Zwar schreibt die Klägerin in einem mehr oder weniger versteckten Nebensatz, dass sich die Preisanpassung nunmehr nach der GasGVV richte. Möglicherweise wollte die Klägerin damit ihren (Sondervertrags-)Kunden Glauben machen, dass damit die vertragliche Preisanpassungsklausel nicht mehr gelte.

Das wäre allenfalls als (rechtlich irrelevantes) Irrtumserregungsmanöver zu bezeichnen, mit dem man dem rechtlich nicht versierten Kunden einzureden versuchte, die vereinbarte (und in Wahrheit unwirksame) Preisanpassungsklausel sei nicht mehr Gegenstand des Sondervertrags zwischen den Parteien.

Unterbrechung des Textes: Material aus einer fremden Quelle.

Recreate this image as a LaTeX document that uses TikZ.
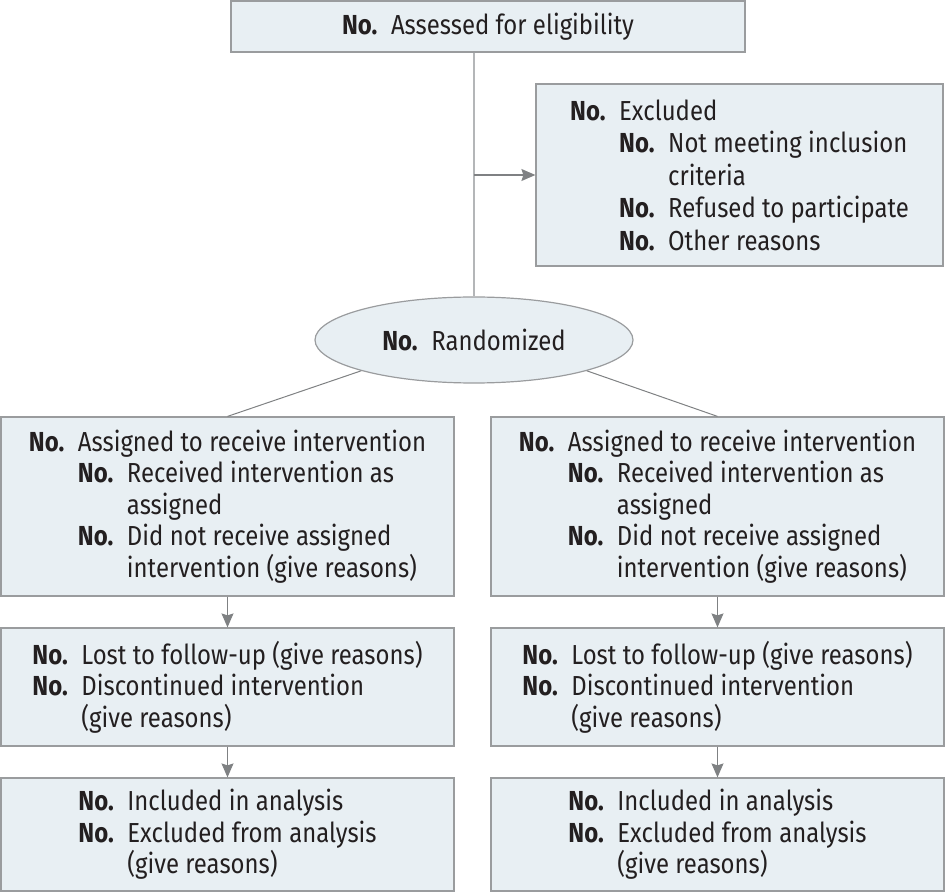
\documentclass[tikz,border=0pt]{standalone}
\usepackage{fontspec}
\setmainfont{Fira Sans}[FakeStretch=0.87]
\usepackage{tikz}
\usetikzlibrary{arrows.meta,positioning,calc,shapes.geometric}
\definecolor{flowfill}{HTML}{E8EFF3}
\definecolor{flowdraw}{HTML}{9A9C9E}
\definecolor{flowline}{HTML}{B4B6B8}
\definecolor{flowarrow}{HTML}{7F8183}
\definecolor{flowtext}{HTML}{231F20}
\newcommand{\No}{\makebox[49pt][l]{\textbf{No.}}}
\newcommand{\Ind}{\hspace*{49pt}}

\begin{document}
\begin{tikzpicture}[
 x=1pt,y=-1pt,
 box/.style={draw=flowdraw,fill=flowfill,line width=1.2pt,inner sep=0pt,align=left,text=flowtext,font=\fontsize{27.5}{31.5}\selectfont},
 oval/.style={box,ellipse,align=center},
 link/.style={flowarrow,line width=1pt},
 a/.style={-{Stealth[length=14pt,width=12pt,inset=2pt]},flowarrow,line width=1.2pt}
]
\useasboundingbox (0,0) rectangle (946,893);
% enrollment
\node[box,minimum width=514pt,minimum height=51pt] (elig) at (488,26.5) {\No Assessed for eligibility};
\node[box,minimum width=407pt,minimum height=182pt,font=\fontsize{27.5}{32.5}\selectfont] (excl) at (739.5,175) {\No Excluded\\
 \Ind\No Not meeting inclusion\\
 \Ind\Ind criteria\\
 \Ind\No Refused to participate\\
 \Ind\No Other reasons};
\node[oval,minimum width=318pt,minimum height=86pt] (rand) at (474,340) {\No Randomized};
% allocation
\node[box,minimum width=453pt,minimum height=179pt] (allocA) at (227.5,506.5) {\No Assigned to receive intervention\\
 \Ind\No Received intervention as\\
 \Ind\Ind assigned\\
 \Ind\No Did not receive assigned\\
 \Ind\Ind intervention (give reasons)};
\node[box,minimum width=453pt,minimum height=179pt] (allocB) at (717.5,506.5) {\No Assigned to receive intervention\\
 \Ind\No Received intervention as\\
 \Ind\Ind assigned\\
 \Ind\No Did not receive assigned\\
 \Ind\Ind intervention (give reasons)};
% follow-up
\node[box,minimum width=453pt,minimum height=118pt] (followA) at (227.5,687) {\No Lost to follow-up (give reasons)\\
 \No Discontinued intervention\\
 \Ind(give reasons)};
\node[box,minimum width=453pt,minimum height=118pt] (followB) at (717.5,687) {\No Lost to follow-up (give reasons)\\
 \No Discontinued intervention\\
 \Ind(give reasons)};
% analysis
\node[box,minimum width=453pt,minimum height=113pt] (analA) at (227.5,834.5) {\No Included in analysis\\
 \No Excluded from analysis\\
 \Ind(give reasons)};
\node[box,minimum width=453pt,minimum height=113pt] (analB) at (717.5,834.5) {\No Included in analysis\\
 \No Excluded from analysis\\
 \Ind(give reasons)};
% connectors
\draw[flowline,line width=1.6pt] (rand.north |- elig.south) -- (rand.north);
\draw[a] (rand.north |- excl.west) -- (excl.west);
\draw[link] (rand.south west) -- (allocA.north);
\draw[link] (rand.south east) -- (allocB.north);
\draw[a] (allocA) -- (followA);
\draw[a] (allocB) -- (followB);
\draw[a] (followA) -- (analA);
\draw[a] (followB) -- (analB);
\end{tikzpicture}
\end{document}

Juristisch gesehen aber hat sich durch das Schreiben bis auf den (bereits vorher erfolgten) automatisch erfolgten Austausch von AVBGasV durch die GasGVV nichts geändert.

Folglich ist der zwischen den Parteien abgeschlossene, Sondervertrag mit der eingangs zitierten unwirksamen  Klausel nicht abgeändert worden, die unwirksame Klausel ist weiterhin Vertragsbestandteil und sperrt auch für die Zeit nach dem 01.06.2007 eine Anwendbarkeit der gesetzlichen Preisanpassungsvorschriften, jetzt die der GasGVV.


Zweifelhaft erscheint es nur insoweit, als es auch bei unwirksamer Preisänderungsklausel eine Preisneuvereinbarung durch widerspruchslose Hinnahme und Bezahlung einer Verbrauchsabrechnung annimmt. Denn es gab wohl schon keine Angebotserklärung gem. § 130 BGB  auf Preisneuvereinbarung, welche der Kunde überhaupt hätte annehmen können (vgl. BGH VIII ZR 199/04).

Der BGH wird sich möglicherweise im Verfahren VIII ZR 246/08 (Verhandlungstermin 17.03.10) mit dieser Frage zu befassen haben.